• Work to be completed: Please copy all the lines that follow, word for word.

• Material provided:
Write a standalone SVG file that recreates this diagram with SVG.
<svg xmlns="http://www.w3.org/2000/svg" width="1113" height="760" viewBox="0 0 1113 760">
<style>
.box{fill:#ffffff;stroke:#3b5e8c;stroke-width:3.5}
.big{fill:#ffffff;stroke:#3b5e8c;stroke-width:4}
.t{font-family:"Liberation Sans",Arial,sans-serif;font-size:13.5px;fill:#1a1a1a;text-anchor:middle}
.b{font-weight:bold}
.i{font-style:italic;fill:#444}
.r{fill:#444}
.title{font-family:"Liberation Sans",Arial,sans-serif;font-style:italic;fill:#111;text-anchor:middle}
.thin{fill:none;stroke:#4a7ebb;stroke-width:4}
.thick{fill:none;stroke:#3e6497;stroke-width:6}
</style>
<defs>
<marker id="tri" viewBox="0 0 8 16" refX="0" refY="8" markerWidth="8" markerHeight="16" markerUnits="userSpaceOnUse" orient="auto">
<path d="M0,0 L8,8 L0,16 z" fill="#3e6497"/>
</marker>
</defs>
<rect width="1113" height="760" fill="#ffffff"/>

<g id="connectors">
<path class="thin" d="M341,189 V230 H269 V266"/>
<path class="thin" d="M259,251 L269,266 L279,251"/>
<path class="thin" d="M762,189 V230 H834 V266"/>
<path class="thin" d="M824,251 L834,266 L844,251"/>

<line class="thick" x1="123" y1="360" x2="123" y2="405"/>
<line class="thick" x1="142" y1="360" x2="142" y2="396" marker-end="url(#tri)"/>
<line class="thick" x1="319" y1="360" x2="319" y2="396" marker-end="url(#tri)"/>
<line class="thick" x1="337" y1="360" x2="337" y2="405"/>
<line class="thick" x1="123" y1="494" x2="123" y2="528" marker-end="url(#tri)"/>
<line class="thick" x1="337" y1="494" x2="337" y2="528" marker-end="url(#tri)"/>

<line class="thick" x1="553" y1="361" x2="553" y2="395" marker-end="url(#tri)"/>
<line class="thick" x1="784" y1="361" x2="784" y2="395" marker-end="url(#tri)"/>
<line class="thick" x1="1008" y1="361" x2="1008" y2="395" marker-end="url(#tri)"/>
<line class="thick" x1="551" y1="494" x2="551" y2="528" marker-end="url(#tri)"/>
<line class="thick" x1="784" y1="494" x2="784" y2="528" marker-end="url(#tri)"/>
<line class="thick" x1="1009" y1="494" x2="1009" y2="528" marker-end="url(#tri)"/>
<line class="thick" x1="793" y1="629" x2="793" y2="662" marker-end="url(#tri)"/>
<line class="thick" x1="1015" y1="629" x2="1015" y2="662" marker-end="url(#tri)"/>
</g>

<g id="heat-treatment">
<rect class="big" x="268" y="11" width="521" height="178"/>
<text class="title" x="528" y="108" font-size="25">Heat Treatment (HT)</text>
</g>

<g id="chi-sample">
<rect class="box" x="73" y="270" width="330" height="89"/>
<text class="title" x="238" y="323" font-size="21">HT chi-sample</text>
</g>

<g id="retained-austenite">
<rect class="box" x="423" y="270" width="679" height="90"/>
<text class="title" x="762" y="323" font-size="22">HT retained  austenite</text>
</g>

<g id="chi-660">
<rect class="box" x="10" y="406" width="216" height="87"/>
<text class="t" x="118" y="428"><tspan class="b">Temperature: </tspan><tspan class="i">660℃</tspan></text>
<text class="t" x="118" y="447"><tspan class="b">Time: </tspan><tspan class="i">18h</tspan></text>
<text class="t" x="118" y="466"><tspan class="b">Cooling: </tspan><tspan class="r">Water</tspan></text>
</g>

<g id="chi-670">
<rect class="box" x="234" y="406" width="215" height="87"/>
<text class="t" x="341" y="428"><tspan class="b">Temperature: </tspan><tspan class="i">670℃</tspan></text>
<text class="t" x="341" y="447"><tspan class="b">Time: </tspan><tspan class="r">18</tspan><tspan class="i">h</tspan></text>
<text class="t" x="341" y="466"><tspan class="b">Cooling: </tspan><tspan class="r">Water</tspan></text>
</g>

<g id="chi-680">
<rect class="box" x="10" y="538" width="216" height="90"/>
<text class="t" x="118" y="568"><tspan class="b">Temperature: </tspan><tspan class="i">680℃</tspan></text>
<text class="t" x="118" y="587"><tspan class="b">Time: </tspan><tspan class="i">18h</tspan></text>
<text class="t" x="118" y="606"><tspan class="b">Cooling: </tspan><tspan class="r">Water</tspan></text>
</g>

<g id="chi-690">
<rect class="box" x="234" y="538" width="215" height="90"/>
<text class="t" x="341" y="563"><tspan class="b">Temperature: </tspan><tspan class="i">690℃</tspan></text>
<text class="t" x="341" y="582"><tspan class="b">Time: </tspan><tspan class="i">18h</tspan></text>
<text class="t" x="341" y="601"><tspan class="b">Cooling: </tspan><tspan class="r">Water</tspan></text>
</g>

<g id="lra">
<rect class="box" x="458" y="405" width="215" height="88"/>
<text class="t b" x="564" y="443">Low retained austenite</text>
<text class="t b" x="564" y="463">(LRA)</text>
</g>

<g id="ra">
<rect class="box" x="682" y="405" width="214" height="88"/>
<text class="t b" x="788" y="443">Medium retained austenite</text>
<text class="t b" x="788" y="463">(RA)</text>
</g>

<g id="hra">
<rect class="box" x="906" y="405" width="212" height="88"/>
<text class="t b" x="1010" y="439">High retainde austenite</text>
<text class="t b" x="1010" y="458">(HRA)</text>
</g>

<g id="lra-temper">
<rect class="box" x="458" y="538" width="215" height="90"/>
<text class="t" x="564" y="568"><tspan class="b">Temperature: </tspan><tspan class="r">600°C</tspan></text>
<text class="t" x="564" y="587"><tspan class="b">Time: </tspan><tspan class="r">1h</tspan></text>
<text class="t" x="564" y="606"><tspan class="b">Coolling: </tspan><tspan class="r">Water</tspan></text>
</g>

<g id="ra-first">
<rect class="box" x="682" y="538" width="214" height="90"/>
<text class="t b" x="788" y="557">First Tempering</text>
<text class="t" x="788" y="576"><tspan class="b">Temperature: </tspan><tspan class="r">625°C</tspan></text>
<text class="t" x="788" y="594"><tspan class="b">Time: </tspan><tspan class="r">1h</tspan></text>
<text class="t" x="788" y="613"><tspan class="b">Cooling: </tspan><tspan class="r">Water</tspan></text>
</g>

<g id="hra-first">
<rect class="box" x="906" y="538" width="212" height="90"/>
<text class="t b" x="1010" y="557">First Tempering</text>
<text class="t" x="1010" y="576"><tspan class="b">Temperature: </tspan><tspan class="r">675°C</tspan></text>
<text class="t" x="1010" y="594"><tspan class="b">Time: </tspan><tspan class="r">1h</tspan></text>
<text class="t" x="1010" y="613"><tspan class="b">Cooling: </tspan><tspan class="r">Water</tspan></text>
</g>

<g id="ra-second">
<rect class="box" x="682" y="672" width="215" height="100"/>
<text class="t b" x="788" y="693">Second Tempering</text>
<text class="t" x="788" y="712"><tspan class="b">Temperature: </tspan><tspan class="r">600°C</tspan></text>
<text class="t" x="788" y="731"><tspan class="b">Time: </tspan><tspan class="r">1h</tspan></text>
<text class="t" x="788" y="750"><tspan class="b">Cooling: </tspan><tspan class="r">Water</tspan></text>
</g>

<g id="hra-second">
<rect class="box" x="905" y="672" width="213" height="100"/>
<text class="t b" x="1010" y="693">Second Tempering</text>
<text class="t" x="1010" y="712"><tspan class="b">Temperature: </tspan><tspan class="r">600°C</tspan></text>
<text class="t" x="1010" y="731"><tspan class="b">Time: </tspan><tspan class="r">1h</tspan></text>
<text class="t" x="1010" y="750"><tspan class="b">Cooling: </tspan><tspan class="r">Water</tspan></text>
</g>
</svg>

• Worked answer:
Write a standalone SVG file that recreates this diagram with SVG.
<svg xmlns="http://www.w3.org/2000/svg" width="1113" height="760" viewBox="0 0 1113 760">
<style>
.box{fill:#ffffff;stroke:#3b5e8c;stroke-width:3.5}
.big{fill:#ffffff;stroke:#3b5e8c;stroke-width:4}
.t{font-family:"Liberation Sans",Arial,sans-serif;font-size:13.5px;fill:#1a1a1a;text-anchor:middle}
.b{font-weight:bold}
.i{font-style:italic;fill:#444}
.r{fill:#444}
.title{font-family:"Liberation Sans",Arial,sans-serif;font-style:italic;fill:#111;text-anchor:middle}
.thin{fill:none;stroke:#4a7ebb;stroke-width:4}
.thick{fill:none;stroke:#3e6497;stroke-width:6}
</style>
<defs>
<marker id="tri" viewBox="0 0 8 16" refX="0" refY="8" markerWidth="8" markerHeight="16" markerUnits="userSpaceOnUse" orient="auto">
<path d="M0,0 L8,8 L0,16 z" fill="#3e6497"/>
</marker>
</defs>
<rect width="1113" height="760" fill="#ffffff"/>

<g id="connectors">
<path class="thin" d="M341,189 V230 H269 V266"/>
<path class="thin" d="M259,251 L269,266 L279,251"/>
<path class="thin" d="M762,189 V230 H834 V266"/>
<path class="thin" d="M824,251 L834,266 L844,251"/>

<line class="thick" x1="123" y1="360" x2="123" y2="405"/>
<line class="thick" x1="142" y1="360" x2="142" y2="396" marker-end="url(#tri)"/>
<line class="thick" x1="319" y1="360" x2="319" y2="396" marker-end="url(#tri)"/>
<line class="thick" x1="337" y1="360" x2="337" y2="405"/>
<line class="thick" x1="123" y1="494" x2="123" y2="528" marker-end="url(#tri)"/>
<line class="thick" x1="337" y1="494" x2="337" y2="528" marker-end="url(#tri)"/>

<line class="thick" x1="553" y1="361" x2="553" y2="395" marker-end="url(#tri)"/>
<line class="thick" x1="784" y1="361" x2="784" y2="395" marker-end="url(#tri)"/>
<line class="thick" x1="1008" y1="361" x2="1008" y2="395" marker-end="url(#tri)"/>
<line class="thick" x1="551" y1="494" x2="551" y2="528" marker-end="url(#tri)"/>
<line class="thick" x1="784" y1="494" x2="784" y2="528" marker-end="url(#tri)"/>
<line class="thick" x1="1009" y1="494" x2="1009" y2="528" marker-end="url(#tri)"/>
<line class="thick" x1="793" y1="629" x2="793" y2="662" marker-end="url(#tri)"/>
<line class="thick" x1="1015" y1="629" x2="1015" y2="662" marker-end="url(#tri)"/>
</g>

<g id="heat-treatment">
<rect class="big" x="268" y="11" width="521" height="178"/>
<text class="title" x="528" y="108" font-size="25">Heat Treatment (HT)</text>
</g>

<g id="chi-sample">
<rect class="box" x="73" y="270" width="330" height="89"/>
<text class="title" x="238" y="323" font-size="21">HT chi-sample</text>
</g>

<g id="retained-austenite">
<rect class="box" x="423" y="270" width="679" height="90"/>
<text class="title" x="762" y="323" font-size="22">HT retained  austenite</text>
</g>

<g id="chi-660">
<rect class="box" x="10" y="406" width="216" height="87"/>
<text class="t" x="118" y="428"><tspan class="b">Temperature: </tspan><tspan class="i">660℃</tspan></text>
<text class="t" x="118" y="447"><tspan class="b">Time: </tspan><tspan class="i">18h</tspan></text>
<text class="t" x="118" y="466"><tspan class="b">Cooling: </tspan><tspan class="r">Water</tspan></text>
</g>

<g id="chi-670">
<rect class="box" x="234" y="406" width="215" height="87"/>
<text class="t" x="341" y="428"><tspan class="b">Temperature: </tspan><tspan class="i">670℃</tspan></text>
<text class="t" x="341" y="447"><tspan class="b">Time: </tspan><tspan class="r">18</tspan><tspan class="i">h</tspan></text>
<text class="t" x="341" y="466"><tspan class="b">Cooling: </tspan><tspan class="r">Water</tspan></text>
</g>

<g id="chi-680">
<rect class="box" x="10" y="538" width="216" height="90"/>
<text class="t" x="118" y="568"><tspan class="b">Temperature: </tspan><tspan class="i">680℃</tspan></text>
<text class="t" x="118" y="587"><tspan class="b">Time: </tspan><tspan class="i">18h</tspan></text>
<text class="t" x="118" y="606"><tspan class="b">Cooling: </tspan><tspan class="r">Water</tspan></text>
</g>

<g id="chi-690">
<rect class="box" x="234" y="538" width="215" height="90"/>
<text class="t" x="341" y="563"><tspan class="b">Temperature: </tspan><tspan class="i">690℃</tspan></text>
<text class="t" x="341" y="582"><tspan class="b">Time: </tspan><tspan class="i">18h</tspan></text>
<text class="t" x="341" y="601"><tspan class="b">Cooling: </tspan><tspan class="r">Water</tspan></text>
</g>

<g id="lra">
<rect class="box" x="458" y="405" width="215" height="88"/>
<text class="t b" x="564" y="443">Low retained austenite</text>
<text class="t b" x="564" y="463">(LRA)</text>
</g>

<g id="ra">
<rect class="box" x="682" y="405" width="214" height="88"/>
<text class="t b" x="788" y="443">Medium retained austenite</text>
<text class="t b" x="788" y="463">(RA)</text>
</g>

<g id="hra">
<rect class="box" x="906" y="405" width="212" height="88"/>
<text class="t b" x="1010" y="439">High retainde austenite</text>
<text class="t b" x="1010" y="458">(HRA)</text>
</g>

<g id="lra-temper">
<rect class="box" x="458" y="538" width="215" height="90"/>
<text class="t" x="564" y="568"><tspan class="b">Temperature: </tspan><tspan class="r">600°C</tspan></text>
<text class="t" x="564" y="587"><tspan class="b">Time: </tspan><tspan class="r">1h</tspan></text>
<text class="t" x="564" y="606"><tspan class="b">Coolling: </tspan><tspan class="r">Water</tspan></text>
</g>

<g id="ra-first">
<rect class="box" x="682" y="538" width="214" height="90"/>
<text class="t b" x="788" y="557">First Tempering</text>
<text class="t" x="788" y="576"><tspan class="b">Temperature: </tspan><tspan class="r">625°C</tspan></text>
<text class="t" x="788" y="594"><tspan class="b">Time: </tspan><tspan class="r">1h</tspan></text>
<text class="t" x="788" y="613"><tspan class="b">Cooling: </tspan><tspan class="r">Water</tspan></text>
</g>

<g id="hra-first">
<rect class="box" x="906" y="538" width="212" height="90"/>
<text class="t b" x="1010" y="557">First Tempering</text>
<text class="t" x="1010" y="576"><tspan class="b">Temperature: </tspan><tspan class="r">675°C</tspan></text>
<text class="t" x="1010" y="594"><tspan class="b">Time: </tspan><tspan class="r">1h</tspan></text>
<text class="t" x="1010" y="613"><tspan class="b">Cooling: </tspan><tspan class="r">Water</tspan></text>
</g>

<g id="ra-second">
<rect class="box" x="682" y="672" width="215" height="100"/>
<text class="t b" x="788" y="693">Second Tempering</text>
<text class="t" x="788" y="712"><tspan class="b">Temperature: </tspan><tspan class="r">600°C</tspan></text>
<text class="t" x="788" y="731"><tspan class="b">Time: </tspan><tspan class="r">1h</tspan></text>
<text class="t" x="788" y="750"><tspan class="b">Cooling: </tspan><tspan class="r">Water</tspan></text>
</g>

<g id="hra-second">
<rect class="box" x="905" y="672" width="213" height="100"/>
<text class="t b" x="1010" y="693">Second Tempering</text>
<text class="t" x="1010" y="712"><tspan class="b">Temperature: </tspan><tspan class="r">600°C</tspan></text>
<text class="t" x="1010" y="731"><tspan class="b">Time: </tspan><tspan class="r">1h</tspan></text>
<text class="t" x="1010" y="750"><tspan class="b">Cooling: </tspan><tspan class="r">Water</tspan></text>
</g>
</svg>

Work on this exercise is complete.